Supplied data:
------------------------------------------------------------------------

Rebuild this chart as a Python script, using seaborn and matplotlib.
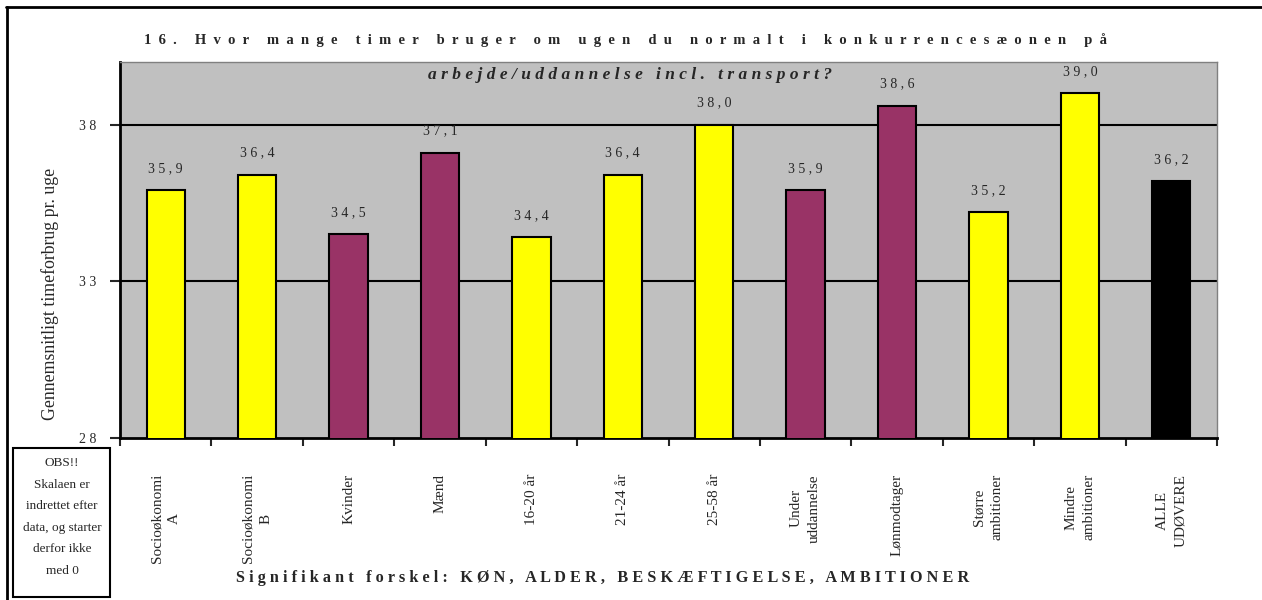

------------------------------------------------------------------------

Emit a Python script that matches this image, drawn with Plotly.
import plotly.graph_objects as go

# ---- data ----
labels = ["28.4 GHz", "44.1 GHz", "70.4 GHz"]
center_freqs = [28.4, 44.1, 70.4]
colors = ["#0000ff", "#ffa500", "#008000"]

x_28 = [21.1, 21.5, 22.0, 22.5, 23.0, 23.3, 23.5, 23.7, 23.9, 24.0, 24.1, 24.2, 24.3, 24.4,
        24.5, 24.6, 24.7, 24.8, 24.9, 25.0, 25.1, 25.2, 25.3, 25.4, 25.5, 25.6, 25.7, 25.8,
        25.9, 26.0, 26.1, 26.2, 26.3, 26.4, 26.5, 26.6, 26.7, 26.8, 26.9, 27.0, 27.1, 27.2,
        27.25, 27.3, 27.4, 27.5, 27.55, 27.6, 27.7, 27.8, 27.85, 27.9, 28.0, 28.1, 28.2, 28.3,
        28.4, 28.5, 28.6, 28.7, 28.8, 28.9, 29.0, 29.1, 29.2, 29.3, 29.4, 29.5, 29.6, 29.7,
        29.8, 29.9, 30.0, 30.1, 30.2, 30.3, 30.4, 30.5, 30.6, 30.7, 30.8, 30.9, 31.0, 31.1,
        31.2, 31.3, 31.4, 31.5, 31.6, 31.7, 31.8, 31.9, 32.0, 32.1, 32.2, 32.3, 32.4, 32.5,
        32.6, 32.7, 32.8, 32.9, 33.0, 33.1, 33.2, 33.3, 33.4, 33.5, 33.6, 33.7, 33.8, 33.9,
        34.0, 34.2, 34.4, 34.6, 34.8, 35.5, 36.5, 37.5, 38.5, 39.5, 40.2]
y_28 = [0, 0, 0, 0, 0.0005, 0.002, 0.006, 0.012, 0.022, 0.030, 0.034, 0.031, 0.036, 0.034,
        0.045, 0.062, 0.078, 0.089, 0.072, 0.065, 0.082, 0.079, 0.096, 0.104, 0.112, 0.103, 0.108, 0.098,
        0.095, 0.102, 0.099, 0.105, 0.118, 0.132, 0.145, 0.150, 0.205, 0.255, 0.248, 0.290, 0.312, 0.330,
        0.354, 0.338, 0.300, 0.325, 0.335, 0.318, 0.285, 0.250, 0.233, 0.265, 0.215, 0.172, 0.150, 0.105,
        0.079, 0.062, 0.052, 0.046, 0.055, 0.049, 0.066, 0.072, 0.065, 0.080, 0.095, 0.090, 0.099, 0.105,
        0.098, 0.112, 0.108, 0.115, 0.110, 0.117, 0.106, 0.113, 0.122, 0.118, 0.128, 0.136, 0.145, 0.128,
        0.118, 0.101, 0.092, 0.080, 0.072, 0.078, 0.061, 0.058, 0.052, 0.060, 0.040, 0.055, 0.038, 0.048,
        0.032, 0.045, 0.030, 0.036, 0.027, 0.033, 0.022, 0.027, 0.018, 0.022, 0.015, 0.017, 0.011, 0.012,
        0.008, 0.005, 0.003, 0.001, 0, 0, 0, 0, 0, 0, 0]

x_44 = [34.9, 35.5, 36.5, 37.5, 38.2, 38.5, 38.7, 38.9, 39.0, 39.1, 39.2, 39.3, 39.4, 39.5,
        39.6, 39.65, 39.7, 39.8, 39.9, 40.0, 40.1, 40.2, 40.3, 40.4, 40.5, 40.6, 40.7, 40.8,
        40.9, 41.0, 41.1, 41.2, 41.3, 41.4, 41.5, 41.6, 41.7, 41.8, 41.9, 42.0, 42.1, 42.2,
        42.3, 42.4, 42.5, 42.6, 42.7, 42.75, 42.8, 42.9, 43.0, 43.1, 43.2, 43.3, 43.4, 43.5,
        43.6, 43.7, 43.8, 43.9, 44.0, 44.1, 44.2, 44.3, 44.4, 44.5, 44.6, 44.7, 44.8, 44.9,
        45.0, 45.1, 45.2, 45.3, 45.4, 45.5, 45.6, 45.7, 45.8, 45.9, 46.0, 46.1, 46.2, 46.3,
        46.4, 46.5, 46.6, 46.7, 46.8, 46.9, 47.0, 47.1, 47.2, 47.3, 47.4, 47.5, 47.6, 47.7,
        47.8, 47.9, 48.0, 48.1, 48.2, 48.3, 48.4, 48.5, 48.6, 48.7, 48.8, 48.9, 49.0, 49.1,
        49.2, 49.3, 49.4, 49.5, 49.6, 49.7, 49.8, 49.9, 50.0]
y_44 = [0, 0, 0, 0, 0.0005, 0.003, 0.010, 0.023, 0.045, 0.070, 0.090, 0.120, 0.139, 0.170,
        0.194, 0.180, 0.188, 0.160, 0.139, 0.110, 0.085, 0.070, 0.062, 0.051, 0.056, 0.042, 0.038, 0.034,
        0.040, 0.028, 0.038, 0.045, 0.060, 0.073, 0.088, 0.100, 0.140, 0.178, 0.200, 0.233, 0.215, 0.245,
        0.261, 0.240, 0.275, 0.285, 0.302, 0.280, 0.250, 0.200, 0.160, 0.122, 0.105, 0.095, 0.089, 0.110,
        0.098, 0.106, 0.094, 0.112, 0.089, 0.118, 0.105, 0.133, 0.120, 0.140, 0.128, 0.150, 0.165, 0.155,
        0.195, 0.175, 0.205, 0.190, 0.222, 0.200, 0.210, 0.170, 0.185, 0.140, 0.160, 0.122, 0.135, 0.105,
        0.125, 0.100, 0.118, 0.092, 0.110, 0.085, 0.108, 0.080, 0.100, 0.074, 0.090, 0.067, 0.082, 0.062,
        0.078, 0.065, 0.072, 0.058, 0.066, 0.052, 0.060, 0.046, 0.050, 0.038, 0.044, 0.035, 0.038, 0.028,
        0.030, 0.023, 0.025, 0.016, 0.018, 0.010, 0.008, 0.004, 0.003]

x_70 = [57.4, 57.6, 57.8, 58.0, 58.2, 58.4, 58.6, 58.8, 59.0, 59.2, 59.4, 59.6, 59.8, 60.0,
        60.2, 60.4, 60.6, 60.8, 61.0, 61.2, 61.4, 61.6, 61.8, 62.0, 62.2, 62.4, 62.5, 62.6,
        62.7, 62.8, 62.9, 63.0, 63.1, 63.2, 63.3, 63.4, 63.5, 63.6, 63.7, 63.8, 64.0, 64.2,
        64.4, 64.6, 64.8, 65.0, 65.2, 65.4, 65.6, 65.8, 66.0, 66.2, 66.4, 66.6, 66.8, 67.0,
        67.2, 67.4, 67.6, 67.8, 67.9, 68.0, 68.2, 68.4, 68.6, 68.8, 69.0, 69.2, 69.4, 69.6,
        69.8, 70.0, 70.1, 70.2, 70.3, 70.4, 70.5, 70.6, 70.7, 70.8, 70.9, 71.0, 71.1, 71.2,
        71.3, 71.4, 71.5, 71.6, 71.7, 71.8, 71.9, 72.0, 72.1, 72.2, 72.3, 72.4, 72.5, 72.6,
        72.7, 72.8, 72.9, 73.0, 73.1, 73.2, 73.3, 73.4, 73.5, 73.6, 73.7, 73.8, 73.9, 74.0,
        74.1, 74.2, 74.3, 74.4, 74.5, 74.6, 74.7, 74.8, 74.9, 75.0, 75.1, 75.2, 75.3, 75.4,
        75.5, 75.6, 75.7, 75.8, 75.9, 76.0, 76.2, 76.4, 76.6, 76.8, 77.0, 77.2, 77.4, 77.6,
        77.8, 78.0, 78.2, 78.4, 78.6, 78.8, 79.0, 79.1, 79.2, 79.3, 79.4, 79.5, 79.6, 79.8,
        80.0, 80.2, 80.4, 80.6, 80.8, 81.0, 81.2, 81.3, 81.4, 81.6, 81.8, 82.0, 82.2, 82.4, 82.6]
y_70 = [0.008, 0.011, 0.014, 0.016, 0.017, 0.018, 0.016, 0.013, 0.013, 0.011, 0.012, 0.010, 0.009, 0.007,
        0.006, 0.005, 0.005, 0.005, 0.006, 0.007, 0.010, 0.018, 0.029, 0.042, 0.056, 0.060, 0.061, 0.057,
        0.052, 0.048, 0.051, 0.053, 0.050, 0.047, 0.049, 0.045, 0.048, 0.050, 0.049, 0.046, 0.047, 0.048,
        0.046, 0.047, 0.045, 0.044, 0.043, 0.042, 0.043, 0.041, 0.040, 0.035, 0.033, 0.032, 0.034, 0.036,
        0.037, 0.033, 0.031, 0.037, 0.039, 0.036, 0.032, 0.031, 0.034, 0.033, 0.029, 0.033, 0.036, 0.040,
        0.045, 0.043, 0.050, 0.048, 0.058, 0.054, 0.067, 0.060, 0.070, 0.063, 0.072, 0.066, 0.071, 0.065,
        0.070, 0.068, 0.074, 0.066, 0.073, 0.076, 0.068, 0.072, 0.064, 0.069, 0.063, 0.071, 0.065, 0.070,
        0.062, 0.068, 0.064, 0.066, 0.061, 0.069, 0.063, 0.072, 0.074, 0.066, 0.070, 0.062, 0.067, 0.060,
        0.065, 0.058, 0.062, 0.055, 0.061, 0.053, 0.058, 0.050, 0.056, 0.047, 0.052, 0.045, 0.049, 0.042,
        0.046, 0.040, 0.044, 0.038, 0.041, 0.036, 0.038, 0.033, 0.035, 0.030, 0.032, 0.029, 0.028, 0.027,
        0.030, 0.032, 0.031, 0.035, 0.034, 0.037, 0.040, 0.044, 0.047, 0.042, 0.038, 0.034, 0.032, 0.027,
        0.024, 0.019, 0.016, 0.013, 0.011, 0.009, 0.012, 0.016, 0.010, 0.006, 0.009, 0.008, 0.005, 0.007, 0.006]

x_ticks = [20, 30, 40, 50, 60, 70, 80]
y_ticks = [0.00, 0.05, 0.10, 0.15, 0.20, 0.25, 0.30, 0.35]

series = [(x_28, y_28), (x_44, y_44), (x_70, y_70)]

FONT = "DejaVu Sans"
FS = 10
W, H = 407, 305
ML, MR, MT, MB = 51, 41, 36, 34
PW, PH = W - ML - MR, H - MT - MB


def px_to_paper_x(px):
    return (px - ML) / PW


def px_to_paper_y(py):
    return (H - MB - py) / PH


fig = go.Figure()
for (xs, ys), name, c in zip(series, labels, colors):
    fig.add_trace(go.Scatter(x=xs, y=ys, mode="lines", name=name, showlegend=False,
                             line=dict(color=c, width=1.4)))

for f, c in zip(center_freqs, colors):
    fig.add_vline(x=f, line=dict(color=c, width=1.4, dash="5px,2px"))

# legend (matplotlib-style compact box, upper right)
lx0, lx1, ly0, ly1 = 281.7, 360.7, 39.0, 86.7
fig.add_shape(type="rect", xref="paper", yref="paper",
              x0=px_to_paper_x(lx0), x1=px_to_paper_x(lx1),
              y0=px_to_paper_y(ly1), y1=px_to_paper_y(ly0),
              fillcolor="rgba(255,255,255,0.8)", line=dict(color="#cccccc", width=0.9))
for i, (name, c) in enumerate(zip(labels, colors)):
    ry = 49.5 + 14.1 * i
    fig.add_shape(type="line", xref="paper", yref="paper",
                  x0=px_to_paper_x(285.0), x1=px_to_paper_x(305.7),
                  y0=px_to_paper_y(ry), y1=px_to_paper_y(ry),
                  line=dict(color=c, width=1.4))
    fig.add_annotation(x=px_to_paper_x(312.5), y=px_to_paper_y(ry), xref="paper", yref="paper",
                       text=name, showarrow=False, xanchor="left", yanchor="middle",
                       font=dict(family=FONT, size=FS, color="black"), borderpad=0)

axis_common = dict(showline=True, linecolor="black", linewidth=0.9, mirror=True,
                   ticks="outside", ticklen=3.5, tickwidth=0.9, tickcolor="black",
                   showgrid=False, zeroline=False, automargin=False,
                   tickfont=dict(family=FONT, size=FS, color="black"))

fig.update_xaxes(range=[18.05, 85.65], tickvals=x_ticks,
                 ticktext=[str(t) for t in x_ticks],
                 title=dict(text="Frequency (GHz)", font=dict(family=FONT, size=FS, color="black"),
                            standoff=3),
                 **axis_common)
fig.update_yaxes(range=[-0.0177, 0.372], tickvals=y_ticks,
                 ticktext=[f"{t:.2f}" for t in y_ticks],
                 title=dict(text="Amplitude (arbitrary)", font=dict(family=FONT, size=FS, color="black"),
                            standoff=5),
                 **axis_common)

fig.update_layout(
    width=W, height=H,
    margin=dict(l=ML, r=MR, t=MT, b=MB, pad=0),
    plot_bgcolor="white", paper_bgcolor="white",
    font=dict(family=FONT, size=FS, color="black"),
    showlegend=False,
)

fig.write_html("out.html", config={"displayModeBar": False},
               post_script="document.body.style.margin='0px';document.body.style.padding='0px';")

------------------------------------------------------------------------

Work instructions:
Pull out every line above that holds the word "matplotlib".

Complete answer:
Rebuild this chart as a Python script, using seaborn and matplotlib.
# legend (matplotlib-style compact box, upper right)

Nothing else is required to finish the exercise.